Material ->
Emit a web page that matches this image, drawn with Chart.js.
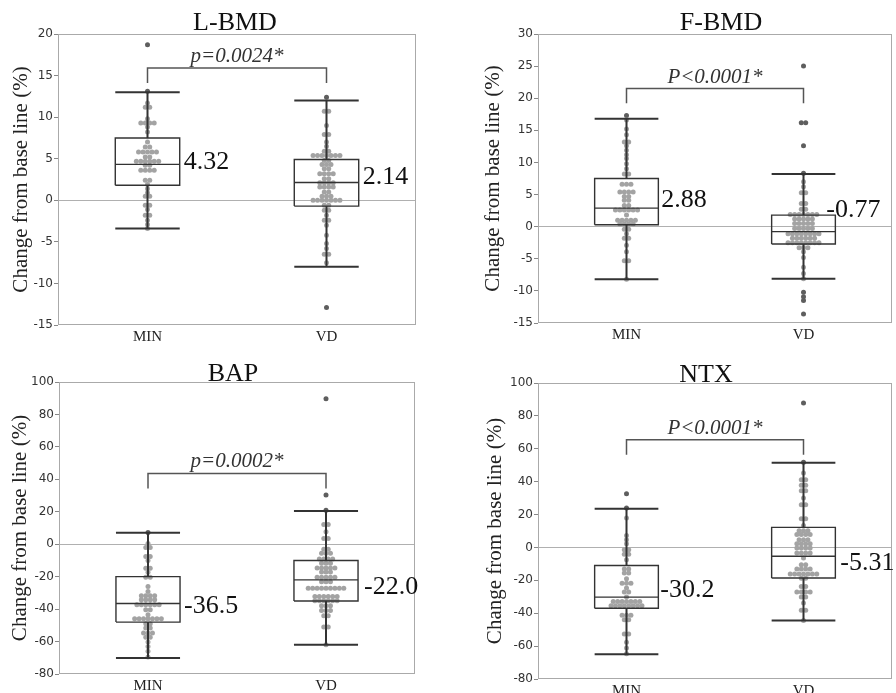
<!DOCTYPE html>
<html>
<head>
<meta charset="utf-8">
<script src="https://cdn.jsdelivr.net/npm/chart.js@4.4.1/dist/chart.umd.min.js"></script>
<style>
  body { margin: 0; background: #fff; }
  #wrap { position: relative; width: 896px; height: 693px; overflow: hidden; background: #fff; }
  canvas { position: absolute; }
</style>
</head>
<body>
<div id="wrap">
  <canvas id="c1" width="448" height="346" style="left:0;top:0"></canvas>
  <canvas id="c2" width="416" height="346" style="left:480px;top:0"></canvas>
  <canvas id="c3" width="448" height="360" style="left:0;top:346px"></canvas>
  <canvas id="c4" width="416" height="360" style="left:480px;top:346px"></canvas>
</div>
<script>
const groups = ['MIN', 'VD'];

// L-BMD
const lbmdMin = [18.7, 13.1, 11.7, 11.2, 11.2, 9.8, 9.3, 9.3, 9.3, 9.3, 8.8, 8.2, 7.0, 6.4, 6.4, 5.8, 5.8, 5.8, 5.8, 5.8,
  5.2, 5.2, 4.7, 4.7, 4.7, 4.7, 4.7, 4.7, 4.2, 4.2, 3.6, 3.6, 3.6, 3.6, 2.4, 2.4, 1.9, 1.4, 0.9, 0.5, 0.5,
  -0.6, -0.6, -1.1, -1.8, -1.8, -2.4, -2.9, -3.4];
const lbmdVd = [12.4, 10.7, 10.7, 9.0, 7.9, 7.9, 7.0, 6.5, 5.9, 5.9, 5.4, 5.4, 5.4, 5.4, 5.4, 5.4, 5.4, 4.8, 4.8,
  4.3, 4.3, 4.3, 3.8, 3.8, 3.2, 3.2, 3.2, 3.2, 2.6, 2.6, 2.1, 2.1, 2.1, 2.1, 1.6, 1.6, 1.6, 1.6, 1.0, 1.0,
  0.5, 0.5, 0.5, 0.0, 0.0, 0.0, 0.0, 0.0, 0.0, 0.0, -0.6, -0.6, -1.2, -1.2, -1.8, -2.4, -2.4, -3.0, -4.2,
  -5.2, -5.8, -6.5, -6.5, -7.5, -12.9];
const lbmdMedian = [4.32, 2.14];
const lbmdQ1 = [1.8, -0.7];
const lbmdQ3 = [7.5, 4.9];
const lbmdLow = [-3.4, -8.0];
const lbmdHigh = [13.0, 12.0];
const lbmdLabels = ['4.32', '2.14'];

// F-BMD
const fbmdMin = [17.3, 16.6, 15.2, 14.3, 13.2, 13.2, 12.6, 11.9, 11.2, 10.6, 9.8, 9.0, 8.2, 8.2, 6.6, 6.6, 6.6,
  5.4, 5.4, 5.4, 5.4, 4.7, 4.7, 4.1, 4.1, 3.3, 3.3, 2.6, 2.6, 2.6, 2.6, 2.6, 2.6, 1.8, 1.0, 1.0, 1.0, 1.0, 1.0,
  0.4, 0.4, 0.4, 0.4, -0.4, -0.4, -1.1, -1.8, -1.8, -2.9, -3.9, -5.3, -5.3, -8.2];
const fbmdVd = [25.0, 16.2, 16.2, 12.6, 8.3, 7.0, 6.2, 5.3, 5.3, 3.6, 3.6, 2.7, 2.7,
  1.9, 1.9, 1.9, 1.9, 1.9, 1.9, 1.9, 1.2, 1.2, 1.2, 1.2, 1.2, 0.5, 0.5, 0.5, 0.5, 0.5,
  -0.3, -0.3, -0.3, -0.3, -0.3, -1.1, -1.1, -1.1, -1.1, -1.1, -1.1, -1.1, -1.1,
  -1.8, -1.8, -1.8, -1.8, -1.8, -1.8, -2.5, -2.5, -2.5, -2.5, -2.5, -2.5, -2.5, -2.5,
  -3.3, -3.3, -3.3, -3.9, -4.8, -6.3, -7.3, -8.1, -10.2, -10.9, -11.5, -13.6];
const fbmdMedian = [2.88, -0.77];
const fbmdQ1 = [0.3, -2.7];
const fbmdQ3 = [7.5, 1.8];
const fbmdLow = [-8.2, -8.1];
const fbmdHigh = [16.8, 8.2];
const fbmdLabels = ['2.88', '-0.77'];

// BAP
const bapMin = [7.3, 0.4, -2.0, -2.0, -7.6, -7.6, -10.0, -14.8, -14.8, -17.3, -20.3, -20.3, -26.0, -29.1,
  -31.8, -31.8, -31.8, -31.8, -34.3, -34.3, -34.3, -34.3, -37.3, -37.3, -37.3, -37.3, -37.3, -37.3,
  -40.4, -40.4, -43.5, -46.0, -46.0, -46.0, -46.0, -46.0, -46.0, -46.0, -49.0, -49.0, -51.7, -51.7,
  -54.8, -54.8, -54.8, -57.4, -57.4, -60.3, -63.0, -66.0, -69.5];
const bapVd = [89.7, 30.3, 21.0, 12.2, 12.2, 7.7, 3.6, 3.6, -3.1, -3.1, -5.6, -5.6, -5.6,
  -9.1, -9.1, -9.1, -9.1, -11.7, -11.7, -11.7, -14.6, -14.6, -14.6, -14.6, -14.6, -17.2, -17.2, -17.2,
  -20.3, -20.3, -20.3, -20.3, -20.3, -23.2, -23.2, -23.2,
  -27.1, -27.1, -27.1, -27.1, -27.1, -27.1, -27.1, -27.1, -27.1,
  -32.2, -32.2, -32.2, -32.2, -32.2, -32.2, -34.9, -34.9, -34.9, -34.9, -34.9, -34.9,
  -38.0, -38.0, -38.0, -40.8, -40.8, -40.8, -44.1, -44.1, -51.1, -51.1, -62.0];
const bapMedian = [-36.5, -22.0];
const bapQ1 = [-48.0, -35.0];
const bapQ3 = [-20.0, -10.0];
const bapLow = [-70.2, -62.0];
const bapHigh = [7.0, 20.5];
const bapLabels = ['-36.5', '-22.0'];

// NTX
const ntxMin = [32.7, 24.0, 17.9, 7.2, 4.7, 2.3, -1.4, -1.4, -4.1, -4.1, -7.5, -13.1, -13.1, -15.6, -15.6,
  -19.0, -21.7, -21.7, -21.7, -24.7, -27.1, -27.1, -30.1,
  -32.8, -32.8, -32.8, -32.8, -32.8, -32.8, -32.8, -35.4, -35.4, -35.4, -35.4, -35.4, -35.4, -35.4, -35.4,
  -41.3, -41.3, -41.3, -43.9, -43.9, -52.6, -52.6, -57.7, -61.2, -64.6];
const ntxVd = [87.8, 51.8, 45.3, 41.2, 41.2, 37.8, 37.8, 34.5, 34.5, 30.1, 26.0, 26.0, 17.5, 17.5, 13.4,
  10.1, 10.1, 10.1, 7.8, 7.8, 7.8, 7.8, 4.7, 4.7, 4.7, 2.3, 2.3, 2.3, 2.3, -0.4, -0.4, -0.4, -0.4,
  -3.4, -3.4, -3.4, -3.4, -6.4, -10.5, -10.5, -13.1, -13.1, -13.1, -13.1,
  -16.2, -16.2, -16.2, -16.2, -16.2, -16.2, -16.2, -18.8, -18.8, -23.7, -23.7,
  -27.1, -27.1, -27.1, -27.1, -30.1, -30.1, -33.8, -38.2, -38.2, -44.5];
const ntxMedian = [-30.2, -5.31];
const ntxQ1 = [-37.0, -18.6];
const ntxQ3 = [-11.0, 12.2];
const ntxLow = [-65.0, -44.5];
const ntxHigh = [23.6, 51.5];
const ntxLabels = ['-30.2', '-5.31'];

const boxHalf = 0.18;
const dotGap = 0.025;
const serif = '"Liberation Serif", "DejaVu Serif", serif';

const panels = [
  { id: 'c1', title: 'L-BMD', min: -15, max: 20, step: 5, pText: 'p=0.0024*', bar: 15.9, leg: 14.1,
    pts: [lbmdMin, lbmdVd], med: lbmdMedian, q1: lbmdQ1, q3: lbmdQ3, low: lbmdLow, high: lbmdHigh, labels: lbmdLabels,
    pad: { top: 34, right: 32, bottom: 3, left: 0 }, yw: 58, tpad: 9, tdx: -2, tdy: -4,
    ldx: [4, 4], ldy: [4.6, 1.5] },
  { id: 'c2', title: 'F-BMD', min: -15, max: 30, step: 5, pText: 'P<0.0001*', bar: 21.5, leg: 19.2,
    pts: [fbmdMin, fbmdVd], med: fbmdMedian, q1: fbmdQ1, q3: fbmdQ3, low: fbmdLow, high: fbmdHigh, labels: fbmdLabels,
    pad: { top: 34, right: 3, bottom: 5, left: 0 }, yw: 58, tpad: 1, tdx: 6, tdy: -4,
    ldx: [3, -9], ldy: [-1.3, -14.7] },
  { id: 'c3', title: 'BAP', min: -80, max: 100, step: 20, pText: 'p=0.0002*', bar: 43.6, leg: 34.4,
    pts: [bapMin, bapVd], med: bapMedian, q1: bapQ1, q3: bapQ3, low: bapLow, high: bapHigh, labels: bapLabels,
    pad: { top: 36, right: 33, bottom: 14, left: 0 }, yw: 59, tpad: 8, tdx: -4, tdy: -1,
    ldx: [4, 6], ldy: [10, 14] },
  { id: 'c4', title: 'NTX', min: -80, max: 100, step: 20, pText: 'P<0.0001*', bar: 65.5, leg: 56.4,
    pts: [ntxMin, ntxVd], med: ntxMedian, q1: ntxQ1, q3: ntxQ3, low: ntxLow, high: ntxHigh, labels: ntxLabels,
    pad: { top: 37, right: 1, bottom: 9, left: 0 }, yw: 58, tpad: 3, tdx: -9, tdy: -1,
    ldx: [2, 5], ldy: [0, 14] }
];

// spread equal values sideways like a dot plot
function swarm(values, center) {
  const count = {};
  const seen = {};
  values.forEach(v => { count[v] = (count[v] || 0) + 1; });
  return values.map(v => {
    seen[v] = seen[v] === undefined ? 0 : seen[v] + 1;
    return { x: center + (seen[v] - (count[v] - 1) / 2) * dotGap, y: v };
  });
}

function boxLines(p) {
  const out = [];
  for (let i = 0; i < 2; i++) {
    const c = i + 1, l = c - boxHalf, r = c + boxHalf;
    out.push({ x: l, y: p.q1[i] }, { x: r, y: p.q1[i] }, { x: r, y: p.q3[i] }, { x: l, y: p.q3[i] }, { x: l, y: p.q1[i] }, { x: l, y: null });
    out.push({ x: l, y: p.med[i] }, { x: r, y: p.med[i] }, { x: r, y: null });
  }
  return out;
}

function whiskerLines(p) {
  const out = [];
  for (let i = 0; i < 2; i++) {
    const c = i + 1, l = c - boxHalf, r = c + boxHalf;
    out.push({ x: c, y: p.q3[i] }, { x: c, y: p.high[i] }, { x: c, y: null });
    out.push({ x: c, y: p.q1[i] }, { x: c, y: p.low[i] }, { x: c, y: null });
    out.push({ x: l, y: p.low[i] }, { x: r, y: p.low[i] }, { x: r, y: null });
    out.push({ x: l, y: p.high[i] }, { x: r, y: p.high[i] }, { x: r, y: null });
  }
  return out;
}

function makeDecor(p) {
  return {
    id: 'decor',
    beforeDatasetsDraw(chart) {
      const { ctx, chartArea: a } = chart;
      ctx.save();
      ctx.strokeStyle = '#aaaaaa';
      ctx.lineWidth = 1;
      ctx.strokeRect(a.left + 0.5, a.top + 0.5, a.width - 1, a.height - 1);
      ctx.restore();
    },
    afterDatasetsDraw(chart) {
      const { ctx, chartArea: a, scales } = chart;
      ctx.save();
      ctx.fillStyle = '#111';
      ctx.textBaseline = 'alphabetic';

      ctx.font = '26px ' + serif;
      ctx.textAlign = 'center';
      ctx.fillText(p.title, (a.left + a.right) / 2 + p.tdx, a.top + p.tdy);

      ctx.font = 'italic 21px ' + serif;
      ctx.fillStyle = '#333';
      ctx.fillText(p.pText, scales.x.getPixelForValue(1.5), scales.y.getPixelForValue(p.bar) - 6);

      ctx.font = '26px ' + serif;
      ctx.fillStyle = '#111';
      ctx.textAlign = 'left';
      for (let i = 0; i < 2; i++) {
        const x = scales.x.getPixelForValue(i + 1 + boxHalf) + p.ldx[i];
        const y = scales.y.getPixelForValue(p.med[i]) + p.ldy[i];
        ctx.fillText(p.labels[i], x, y);
      }
      ctx.restore();
    }
  };
}

for (const p of panels) {
  const dots = [];
  p.pts.forEach((vals, i) => dots.push(...swarm(vals, i + 1)));
  const lowOf = x => p.low[Math.round(x) - 1];
  const highOf = x => p.high[Math.round(x) - 1];

  new Chart(document.getElementById(p.id), {
    type: 'scatter',
    data: {
      datasets: [{
        data: whiskerLines(p),
        showLine: true,
        borderColor: '#333',
        borderWidth: 2,
        pointRadius: 0,
        spanGaps: false,
        order: 1
      }, {
        data: boxLines(p),
        showLine: true,
        borderColor: '#333',
        borderWidth: 1.4,
        pointRadius: 0,
        spanGaps: false,
        order: 1
      }, {
        data: [{ x: 1, y: p.leg }, { x: 1, y: p.bar }, { x: 2, y: p.bar }, { x: 2, y: p.leg }],
        showLine: true,
        borderColor: '#555',
        borderWidth: 1.5,
        pointRadius: 0,
        order: 1
      }, {
        data: dots,
        pointRadius: 2.5,
        pointBorderWidth: 0,
        pointBackgroundColor: ctx => {
          const d = ctx.raw;
          if (!d) return '#a3a3a3';
          return (d.y > highOf(d.x) || d.y < lowOf(d.x)) ? '#5e5e5e' : '#a3a3a3';
        },
        order: 2
      }]
    },
    options: {
      responsive: false,
      devicePixelRatio: 1,
      animation: false,
      layout: { padding: p.pad },
      plugins: {
        legend: { display: false },
        tooltip: { enabled: false }
      },
      scales: {
        x: {
          type: 'linear',
          min: 0.5,
          max: 2.5,
          afterBuildTicks: s => { s.ticks = [{ value: 1 }, { value: 2 }]; },
          afterFit: s => { s.height = 18; },
          ticks: {
            callback: v => groups[v - 1],
            font: { family: serif, size: 15 },
            color: '#222',
            padding: 3
          },
          grid: { display: false, drawTicks: false, tickLength: 0 },
          border: { display: false }
        },
        y: {
          min: p.min,
          max: p.max,
          afterFit: s => { s.width = p.yw; },
          ticks: {
            stepSize: p.step,
            font: { family: '"DejaVu Sans", sans-serif', size: 12 },
            color: '#333',
            padding: 1
          },
          grid: {
            drawTicks: true,
            tickLength: 4,
            tickColor: '#888',
            color: ctx => (ctx.tick && ctx.tick.value === 0) ? '#b0b0b0' : 'rgba(0,0,0,0)'
          },
          border: { display: false },
          title: {
            display: true,
            text: 'Change from base line (%)',
            font: { family: serif, size: 21 },
            color: '#222',
            padding: { top: p.tpad, bottom: 0 }
          }
        }
      }
    },
    plugins: [makeDecor(p)]
  });
}
</script>
</body>
</html>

Stated exercise -> Repeat, exactly and in full, each line from the start of the data to the line that contains "const lbmdLabels = ['4.32', '2.14'];". Pictures do not go in.

Written solution ->
Emit a web page that matches this image, drawn with Chart.js.
<!DOCTYPE html>
<html>
<head>
<meta charset="utf-8">
<script src="https://cdn.jsdelivr.net/npm/chart.js@4.4.1/dist/chart.umd.min.js"></script>
<style>
  body { margin: 0; background: #fff; }
  #wrap { position: relative; width: 896px; height: 693px; overflow: hidden; background: #fff; }
  canvas { position: absolute; }
</style>
</head>
<body>
<div id="wrap">
  <canvas id="c1" width="448" height="346" style="left:0;top:0"></canvas>
  <canvas id="c2" width="416" height="346" style="left:480px;top:0"></canvas>
  <canvas id="c3" width="448" height="360" style="left:0;top:346px"></canvas>
  <canvas id="c4" width="416" height="360" style="left:480px;top:346px"></canvas>
</div>
<script>
const groups = ['MIN', 'VD'];

// L-BMD
const lbmdMin = [18.7, 13.1, 11.7, 11.2, 11.2, 9.8, 9.3, 9.3, 9.3, 9.3, 8.8, 8.2, 7.0, 6.4, 6.4, 5.8, 5.8, 5.8, 5.8, 5.8,
  5.2, 5.2, 4.7, 4.7, 4.7, 4.7, 4.7, 4.7, 4.2, 4.2, 3.6, 3.6, 3.6, 3.6, 2.4, 2.4, 1.9, 1.4, 0.9, 0.5, 0.5,
  -0.6, -0.6, -1.1, -1.8, -1.8, -2.4, -2.9, -3.4];
const lbmdVd = [12.4, 10.7, 10.7, 9.0, 7.9, 7.9, 7.0, 6.5, 5.9, 5.9, 5.4, 5.4, 5.4, 5.4, 5.4, 5.4, 5.4, 4.8, 4.8,
  4.3, 4.3, 4.3, 3.8, 3.8, 3.2, 3.2, 3.2, 3.2, 2.6, 2.6, 2.1, 2.1, 2.1, 2.1, 1.6, 1.6, 1.6, 1.6, 1.0, 1.0,
  0.5, 0.5, 0.5, 0.0, 0.0, 0.0, 0.0, 0.0, 0.0, 0.0, -0.6, -0.6, -1.2, -1.2, -1.8, -2.4, -2.4, -3.0, -4.2,
  -5.2, -5.8, -6.5, -6.5, -7.5, -12.9];
const lbmdMedian = [4.32, 2.14];
const lbmdQ1 = [1.8, -0.7];
const lbmdQ3 = [7.5, 4.9];
const lbmdLow = [-3.4, -8.0];
const lbmdHigh = [13.0, 12.0];
const lbmdLabels = ['4.32', '2.14'];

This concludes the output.